Mace People has an aggressive reputation among Mace’s rivals. Its website gives advice on resigning from your job, but it’s pretty dismissive on how to weigh up an attractive counter-offer from your existing firm. “They have to be pretty persistent to find the right candidates, as they’re competing against other consultants for the same people,” says Knight. “I certainly have no complaints about it.”

When Spencer McCarthy, chairman and group managing director of Churchill Retirement Living, was pestered by a particularly diligent headhunter he offered the caller a job. “I thought this was the sort of thing we needed. If someone was doing this directly for us, we could make sure we got the people we wanted. We’ve spent a lot of money on agencies and I wasn’t happy with the quality of individuals they were putting forward.”

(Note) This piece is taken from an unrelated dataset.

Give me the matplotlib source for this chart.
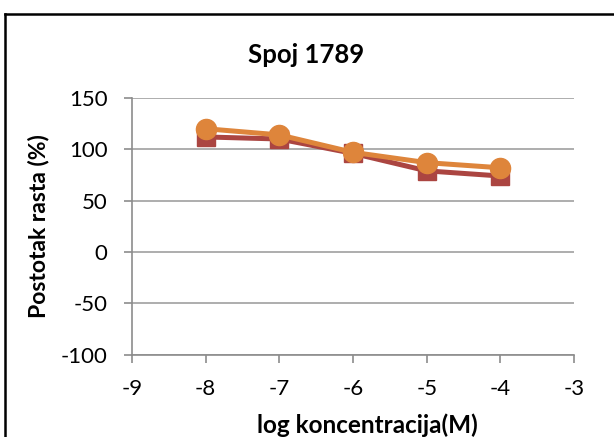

“It’s been very successful,” he adds. In the year McCarthy’s headhunter has been on the staff, Churchill has recruited 150 people. Over the next year, he’s aiming for another 160. So, is he calling your competitors’ staff and poaching them? “I hope he is,” says McCarthy. The headhunter also plans the year’s recruitment strategy and manages a sizable advertising budget. “It leaves management to get on and do their jobs.”

So where will it all end? There’s little hope of a sudden influx of ready-made QS or project management talent. Overseas recruitment drives are a popular strategy but, with a building boom stretching from Dubai to Guangzhou, the market is becoming more competitive. The difficulties of securing visas for foreign staff also limit the numbers coming in to stay.

Rising salaries should at least attract people from outside construction and improve the industry’s standing in the eyes of parents and careers teachers – witness the glut of new plumbers since the recent well-publicised shortages. In the mean time, it doesn’t look like there will be any let-up in the furious pace of work – or in the fierce competition for staff.